I am grateful also for all the efforts made on behalf of those who had concerns about the clause. I am grateful for the work done by my noble friend Lord Kingsland and by the noble and learned Lord the Lord Chief Justice.

I welcomed the Minister's statement on Report that he would bring forward amendments at Third Reading to make clear the extent of the powers which clerks would be capable of exercising, subject to rules. I recognise that the undertakings that he gave on Report are met within the amendments that he is moving today.

However, I place it on record that I have never called into question throughout these debates the competence of experienced justices' clerks to perform all the functions listed in Clause 43. I have simply questioned whether it is appropriate for them to do so. There has been a general principle underlying my anxieties about Clause 43. It is simply that the lay magistracy performs valuable judicial functions which should not in themselves be devolved to justices' clerks. In particular, I had in mind the granting of bail and the ordering of pre-sentence reports, by which the clerk is involved in giving the Probation Service an indication of the seriousness of the offence and thereby involved in the sentencing process.

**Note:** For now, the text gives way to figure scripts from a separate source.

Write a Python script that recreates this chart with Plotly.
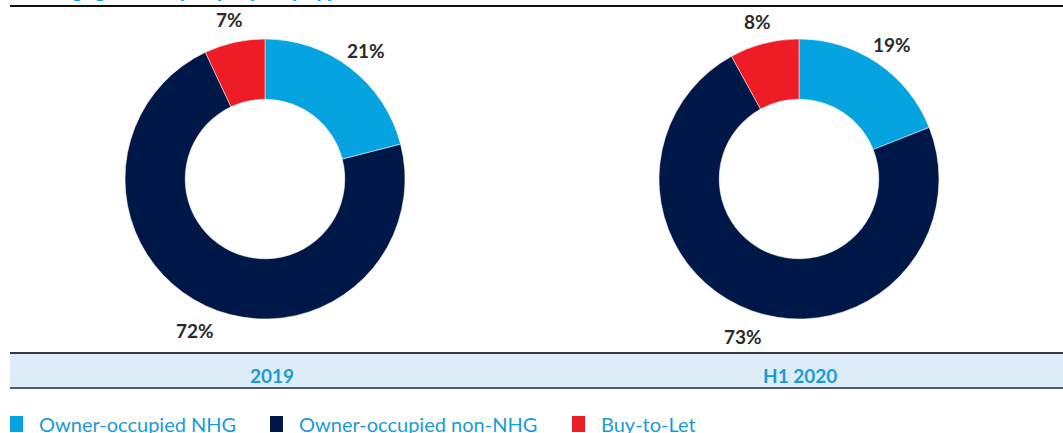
import math
import plotly.graph_objects as go

categories = ["Owner-occupied NHG", "Owner-occupied non-NHG", "Buy-to-Let"]
periods = ["2019", "H1 2020"]
values_2019 = [21, 72, 7]
values_h1_2020 = [19, 73, 8]
colors = ["#05a3df", "#001847", "#ee1c25"]

W, H = 1063, 433
fig = go.Figure()

centers = [(265, 179), (799, 179)]
R = 140
series = [values_2019, values_h1_2020]

annotations = []
for (cx, cy), vals in zip(centers, series):
    fig.add_trace(go.Pie(
        labels=categories, values=vals, hole=0.57, sort=False,
        direction="clockwise", rotation=0,
        marker=dict(colors=colors, line=dict(color="white", width=0.5)),
        textinfo="none", hoverinfo="label+percent", showlegend=False,
        domain=dict(x=[(cx - R) / W, (cx + R) / W], y=[1 - (cy + R) / H, 1 - (cy - R) / H]),
    ))
    total = sum(vals)
    cum = 0
    for v in vals:
        mid = (cum + v / 2) / total * 2 * math.pi
        cum += v
        rl = R + 25
        px = cx + rl * math.sin(mid)
        py = cy - rl * math.cos(mid) + 2
        annotations.append(dict(
            x=px / W, y=1 - py / H, xref="paper", yref="paper",
            text=f"<b>{v}%</b>", showarrow=False,
            font=dict(family="Lato", size=19, color="#2b2b2b"),
            xanchor="center", yanchor="middle"))

# period labels in band
for (cx, cy), p in zip([(272, 375), (800, 375)], periods):
    annotations.append(dict(
        x=cx / W, y=1 - cy / H, xref="paper", yref="paper",
        text=f"<b>{p}</b>", showarrow=False,
        font=dict(family="Lato", size=19, color="#1a9ad6"),
        xanchor="center", yanchor="middle"))

# clipped title at top
annotations.append(dict(
    x=20 / W, y=1 - 4 / H, xref="paper", yref="paper",
    text="<b>Mortgage loans per property type</b>", showarrow=False,
    font=dict(family="Lato", size=22, color="#05a3df"),
    xanchor="left", yanchor="bottom"))

shapes = [
    dict(type="line", xref="paper", yref="paper", x0=10 / W, x1=1, y0=1 - 6 / H, y1=1 - 6 / H,
         line=dict(color="#111111", width=2)),
    dict(type="rect", xref="paper", yref="paper", x0=10 / W, x1=1, y0=1 - 388 / H, y1=1 - 353 / H,
         fillcolor="#dcedf8", line=dict(width=0), layer="below"),
    dict(type="line", xref="paper", yref="paper", x0=10 / W, x1=1, y0=1 - 353 / H, y1=1 - 353 / H,
         line=dict(color="#3a3a3a", width=2)),
    dict(type="line", xref="paper", yref="paper", x0=10 / W, x1=1, y0=1 - 388 / H, y1=1 - 388 / H,
         line=dict(color="#5a5a5a", width=2)),
]

# legend built from categories
leg_x = [10, 270, 572]
for lx, cat, col in zip(leg_x, categories, colors):
    shapes.append(dict(type="rect", xref="paper", yref="paper",
                       x0=lx / W, x1=(lx + 13) / W, y0=1 - 432 / H, y1=1 - 416 / H,
                       fillcolor=col, line=dict(width=0)))
    annotations.append(dict(
        x=(lx + 27) / W, y=1 - 424 / H, xref="paper", yref="paper",
        text=cat, showarrow=False,
        font=dict(family="Lato", size=20, color="#1a9ad6"),
        xanchor="left", yanchor="middle"))

fig.update_layout(
    width=W, height=H, margin=dict(l=0, r=0, t=0, b=0),
    paper_bgcolor="white", plot_bgcolor="white",
    annotations=annotations, shapes=shapes, showlegend=False,
)
fig.write_html("out.html", config={"displayModeBar": False},
               post_script="document.body.style.margin='0';document.body.style.overflow='hidden';")
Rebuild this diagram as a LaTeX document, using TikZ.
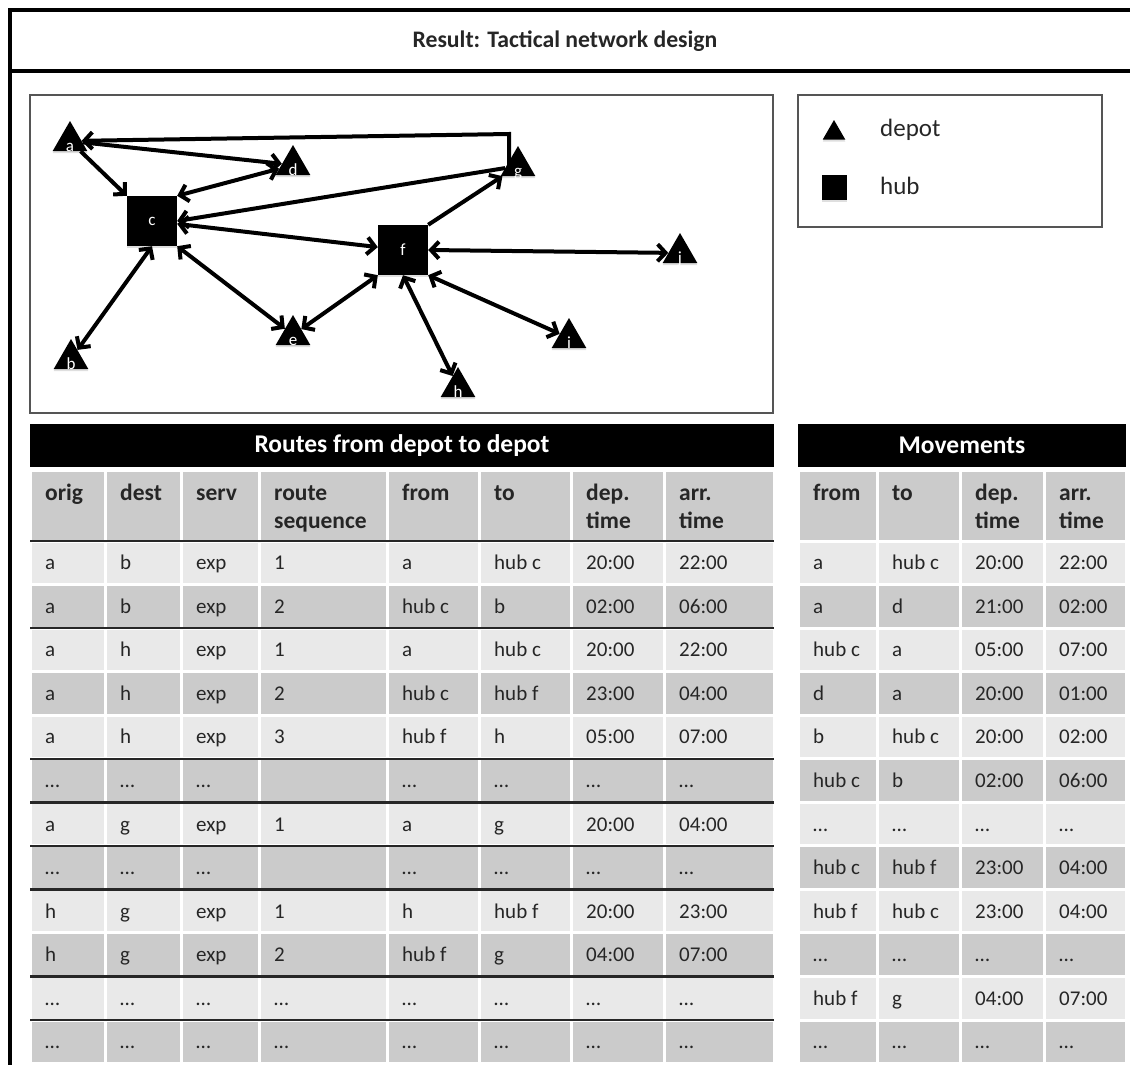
\documentclass[tikz,border=0pt]{standalone}
\usepackage{fontspec}
\setmainfont{Carlito}
\usetikzlibrary{arrows.meta,shapes.geometric,shadows}
\definecolor{rowlight}{HTML}{E9E9E9}
\definecolor{rowdark}{HTML}{CBCBCB}
\definecolor{framegray}{HTML}{555555}
\definecolor{txt}{HTML}{262626}
\tikzset{barb/.tip={Straight Barb[length=8pt,width=17pt]}}
\begin{document}
\begin{tikzpicture}[x=1pt,y=-1pt,
  conn/.style={line width=4pt,line join=miter},
  arr/.style={conn,-barb},
  darr/.style={conn,barb-barb},
  shd/.style={drop shadow={opacity=0.25,shadow xshift=0pt,shadow yshift=-2pt}},
  depot/.style={regular polygon,regular polygon sides=3,fill=black,minimum size=40pt,inner sep=0pt,label distance=-4pt,shd},
  hub/.style={rectangle,fill=black,minimum size=50pt,inner sep=0pt,text=white,font=\fontsize{17}{20}\selectfont,shd},
  dlbl/.style={text=white,font=\fontsize{17}{20}\selectfont,anchor=base,inner sep=0pt},
  frame/.style={draw=framegray,line width=1.2pt},
  barhead/.style={text=white,font=\bfseries\fontsize{25.5}{30}\selectfont,inner sep=0pt},
  colhead/.style={anchor=base west,inner sep=0pt,align=left,text=txt,font=\bfseries\fontsize{23.5}{28}\selectfont},
  cell/.style={anchor=base west,inner sep=0pt,text=txt,font=\fontsize{21}{25}\selectfont},
  sepline/.style={draw=black!85,line width=2.5pt},
  legtext/.style={anchor=west,inner sep=0pt,text=txt,font=\fontsize{25}{30}\selectfont}
]
\useasboundingbox (0,0) rectangle (1130,1065);

% outer frame and title
\draw[line width=4pt] (10,1065) -- (10,10) -- (1130,10);
\draw[line width=4pt] (10,71) -- (1130,71);
\node[inner sep=0pt,text=txt,font=\bfseries\fontsize{23.7}{28}\selectfont] (title) at (565,41) {Result: Tactical network design};

% network panel
\draw[frame] (30,95) rectangle (773,413);
\node[depot,label={[dlbl]south:a}] (a) at (70,141) {};
\node[depot,label={[dlbl]south:d}] (d) at (293,165) {};
\node[depot,label={[dlbl]south:g}] (g) at (518,166) {};
\node[depot,label={[dlbl]south:e}] (e) at (293,335) {};
\node[depot,label={[dlbl]south:b}] (b) at (71,359) {};
\node[depot,label={[dlbl]south:j}] (j) at (680,253) {};
\node[depot,label={[dlbl]south:i}] (i) at (569,338) {};
\node[depot,label={[dlbl]south:h}] (h) at (458,387) {};
\node[hub] (c) at (152,221) {c};
\node[hub] (f) at (403,250) {f};
\coordinate (gtop) at (509,134);

\draw[arr] (g.center -| gtop) -- (gtop) -- (a);
\draw[arr] (a) -- (c.north west);
\draw[arr] (a) -- (d);
\draw[darr] (d) -- (c.north east);
\draw[arr] (g) -- (c.east);
\draw[darr] (c) -- (f);
\draw[darr] (c.south) -- (b);
\draw[darr] (c.south east) -- (e);
\draw[darr] (e) -- (f.south west);
\draw[arr] (f.north east) -- (g);
\draw[darr] (f.east) -- (j);
\draw[darr] (f.south east) -- (i);
\draw[darr] (f.south) -- (h);

% legend
\draw[frame] (798,95) rectangle (1102,227);
\node[regular polygon,regular polygon sides=3,fill=black,minimum size=26pt,inner sep=0pt,shd] (legdepot) at (834,133) {};
\node[rectangle,fill=black,minimum size=25pt,inner sep=0pt,shd] (leghub) at (834,187) {};
\node[legtext] (legdepottext) at (880,130) {depot};
\node[legtext] (leghubtext) at (880,186) {hub};

% ---------- Routes table ----------
\def\rx{{30,105,181,259,387,479,571,664,774}}
\fill[black] (30,424) rectangle (774,467);
\node[barhead] (rhead) at (402,445.5) {Routes from depot to depot};
\foreach \xa/\xb in {30/105,105/181,181/259,259/387,387/479,479/571,571/664,664/774}{
  \fill[rowdark] (\xa+1.5,472) rectangle (\xb-1.5,540);
  \foreach \r in {1,...,12}{
    \pgfmathsetmacro\yt{541+(\r-1)*43.55}
    \pgfmathsetmacro\yb{\yt+43.55}
    \ifodd\r \def\rc{rowlight}\else\def\rc{rowdark}\fi
    \fill[\rc] (\xa+1.5,\yt+1.5) rectangle (\xb-1.5,\yb-1.5);
  }
}
\foreach \t/\yy [count=\k] in {orig/500,dest/500,serv/500,{route\\sequence}/528,from/500,to/500,{dep.\\time}/528,{arr.\\time}/528}{
  \pgfmathsetmacro\xl{\rx[\k-1]}
  \node[colhead] (rh-\k) at (\xl+15,\yy) {\t};
}
\foreach \cells [count=\r] in {
  {a,b,exp,1,a,hub c,20:00,22:00},
  {a,b,exp,2,hub c,b,02:00,06:00},
  {a,h,exp,1,a,hub c,20:00,22:00},
  {a,h,exp,2,hub c,hub f,23:00,04:00},
  {a,h,exp,3,hub f,h,05:00,07:00},
  {…,…,…,,…,…,…,…},
  {a,g,exp,1,a,g,20:00,04:00},
  {…,…,…,,…,…,…,…},
  {h,g,exp,1,h,hub f,20:00,23:00},
  {h,g,exp,2,hub f,g,04:00,07:00},
  {…,…,…,…,…,…,…,…},
  {…,…,…,…,…,…,…,…}}{
  \pgfmathsetmacro\ym{541+(\r-0.5)*43.55}
  \foreach \v [count=\k] in \cells {
    \pgfmathsetmacro\xl{\rx[\k-1]}
    \node[cell] (rc-\r-\k) at (\xl+15,\ym+7) {\v};
  }
}
\foreach \y in {541,628.1,758.75,802.3,845.85,889.4,976.5,1020.05}{
  \draw[sepline] (30,\y) -- (774,\y);
}

% ---------- Movements table ----------
\def\mx{{798,877,960,1044,1126}}
\fill[black] (798,424) rectangle (1126,467);
\node[barhead] (mhead) at (962,445.5) {Movements};
\foreach \xa/\xb in {798/877,877/960,960/1044,1044/1126}{
  \fill[rowdark] (\xa+1.5,472) rectangle (\xb-1.5,540);
  \foreach \r in {1,...,12}{
    \pgfmathsetmacro\yt{541+(\r-1)*43.55}
    \pgfmathsetmacro\yb{\yt+43.55}
    \ifodd\r \def\rc{rowlight}\else\def\rc{rowdark}\fi
    \fill[\rc] (\xa+1.5,\yt+1.5) rectangle (\xb-1.5,\yb-1.5);
  }
}
\foreach \t/\yy [count=\k] in {from/500,to/500,{dep.\\time}/528,{arr.\\time}/528}{
  \pgfmathsetmacro\xl{\mx[\k-1]}
  \node[colhead] (mh-\k) at (\xl+15,\yy) {\t};
}
\foreach \cells [count=\r] in {
  {a,hub c,20:00,22:00},
  {a,d,21:00,02:00},
  {hub c,a,05:00,07:00},
  {d,a,20:00,01:00},
  {b,hub c,20:00,02:00},
  {hub c,b,02:00,06:00},
  {…,…,…,…},
  {hub c,hub f,23:00,04:00},
  {hub f,hub c,23:00,04:00},
  {…,…,…,…},
  {hub f,g,04:00,07:00},
  {…,…,…,…}}{
  \pgfmathsetmacro\ym{541+(\r-0.5)*43.55}
  \foreach \v [count=\k] in \cells {
    \pgfmathsetmacro\xl{\mx[\k-1]}
    \node[cell] (mc-\r-\k) at (\xl+15,\ym+7) {\v};
  }
}
\end{tikzpicture}
\end{document}
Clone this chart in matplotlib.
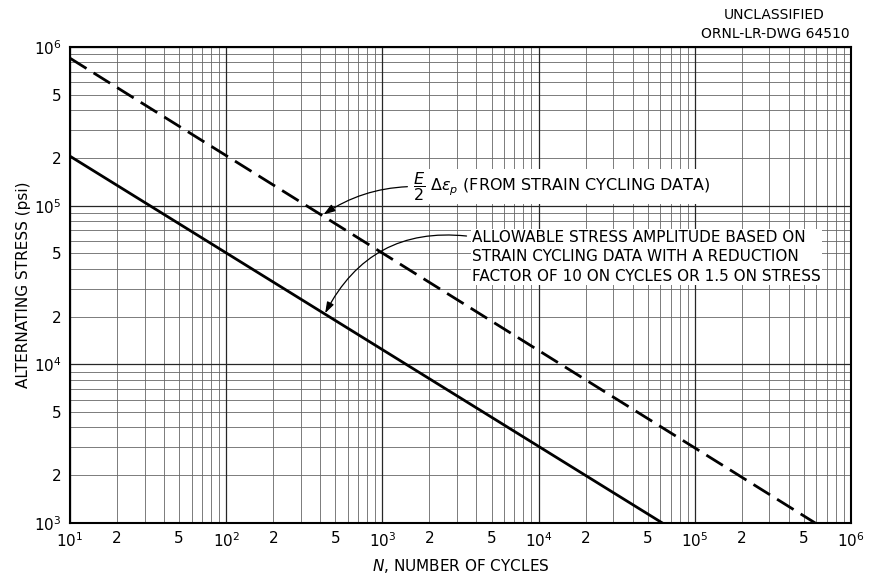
import numpy as np
import matplotlib.pyplot as plt
from matplotlib.ticker import FixedLocator, FixedFormatter, NullFormatter

# strain cycling curve (E/2 * delta eps_p) and design allowable curve
cycles_strain = [10, 5.9e5]
stress_strain = [8.5e5, 1.0e3]
cycles_allow = [10, 6.2e4]
stress_allow = [2.05e5, 1.0e3]

x_ticks = [1e1, 2e1, 5e1, 1e2, 2e2, 5e2, 1e3, 2e3, 5e3, 1e4, 2e4, 5e4, 1e5, 2e5, 5e5, 1e6]
x_labels = [r'$10^1$', '2', '5', r'$10^2$', '2', '5', r'$10^3$', '2', '5',
            r'$10^4$', '2', '5', r'$10^5$', '2', '5', r'$10^6$']
y_ticks = [1e3, 2e3, 5e3, 1e4, 2e4, 5e4, 1e5, 2e5, 5e5, 1e6]
y_labels = [r'$10^3$', '2', '5', r'$10^4$', '2', '5', r'$10^5$', '2', '5', r'$10^6$']

plt.rcParams['font.family'] = 'DejaVu Sans'
plt.rcParams['mathtext.fontset'] = 'dejavusans'

fig = plt.figure(figsize=(8.71, 5.78), dpi=100)
ax = fig.add_axes([70 / 871, 55 / 578, 781 / 871, 476 / 578])
ax.set_xscale('log')
ax.set_yscale('log')
ax.set_xlim(1e1, 1e6)
ax.set_ylim(1e3, 1e6)

# graph paper grid
minor = np.array([2, 3, 4, 5, 6, 7, 8, 9])
xm = np.concatenate([minor * 10.0 ** k for k in range(1, 6)])
ym = np.concatenate([minor * 10.0 ** k for k in range(3, 6)])
for v in xm:
    ax.axvline(v, color='0.4', lw=0.6, zorder=1)
for v in ym:
    ax.axhline(v, color='0.4', lw=0.6, zorder=1)
for k in range(1, 7):
    ax.axvline(10.0 ** k, color='0.15', lw=0.9, zorder=1)
for k in range(3, 7):
    ax.axhline(10.0 ** k, color='0.15', lw=0.9, zorder=1)

ax.plot(cycles_strain, stress_strain, color='black', lw=2.0,
        linestyle=(0, (7, 3)), zorder=3)
ax.plot(cycles_allow, stress_allow, color='black', lw=2.0, zorder=3)

ax.xaxis.set_major_locator(FixedLocator(x_ticks))
ax.xaxis.set_major_formatter(FixedFormatter(x_labels))
ax.xaxis.set_minor_formatter(NullFormatter())
ax.yaxis.set_major_locator(FixedLocator(y_ticks))
ax.yaxis.set_major_formatter(FixedFormatter(y_labels))
ax.yaxis.set_minor_formatter(NullFormatter())
ax.tick_params(which='both', length=0, labelsize=11, pad=6)
for s in ax.spines.values():
    s.set_linewidth(1.5)

ax.set_xlabel(r'$N$, NUMBER OF CYCLES', fontsize=11, labelpad=5)
ax.set_ylabel('ALTERNATING STRESS (psi)', fontsize=11, labelpad=2)

box = dict(facecolor='white', edgecolor='none', pad=1)
head = '-|>,head_length=0.6,head_width=0.2'
ax.annotate(r'$\dfrac{E}{2}\ \Delta\epsilon_p$ (FROM STRAIN CYCLING DATA)',
            xy=(4.2e2, 8.8e4), xytext=(1.57e3, 1.32e5), fontsize=11.5,
            va='center', ha='left', bbox=box, zorder=5,
            arrowprops=dict(arrowstyle=head, color='black', lw=0.9,
                            connectionstyle='arc3,rad=0.15',
                            relpos=(0, 0.5), shrinkA=3, shrinkB=0))
ax.annotate('ALLOWABLE STRESS AMPLITUDE BASED ON\n'
            'STRAIN CYCLING DATA WITH A REDUCTION\n'
            'FACTOR OF 10 ON CYCLES OR 1.5 ON STRESS',
            xy=(4.3e2, 2.1e4), xytext=(3.75e3, 4.75e4), fontsize=11,
            va='center', ha='left', linespacing=1.35, bbox=box, zorder=5,
            arrowprops=dict(arrowstyle=head, color='black', lw=0.9,
                            connectionstyle='arc3,rad=0.35',
                            relpos=(0, 0.88), shrinkA=3, shrinkB=0))

fig.text(0.889, 0.974, 'UNCLASSIFIED', fontsize=10, ha='center', va='center')
fig.text(0.976, 0.942, 'ORNL-LR-DWG 64510', fontsize=10, ha='right', va='center')

fig.savefig('out.png', dpi=100)
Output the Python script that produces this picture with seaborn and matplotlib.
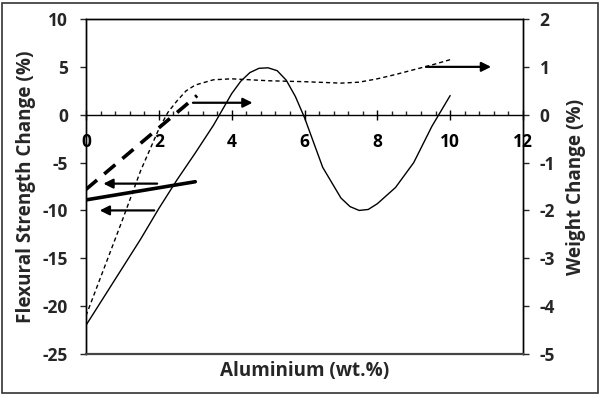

I certainly welcome now the changes that the Government have introduced, whereby they have restricted some of the bail-granting powers which were to be devolved and have removed from the ordering of the pre-sentence report the requirement that the clerk should give an indication of the seriousness of the offence. That was most welcome.

The Minister made reference to a worry which I voiced on Report; namely, that the ordering of the PSR would become merely mechanical and automatic. I perhaps did not explain sufficiently effectively on Report my real concern in that regard. It is that, when a clerk now orders a report without giving an indication of the seriousness of the offence, it means that on each and every occasion when the clerk makes such an order, the Probation Service will be required to make an all-options report; and that must be assessed individually as against every single available sentencing option.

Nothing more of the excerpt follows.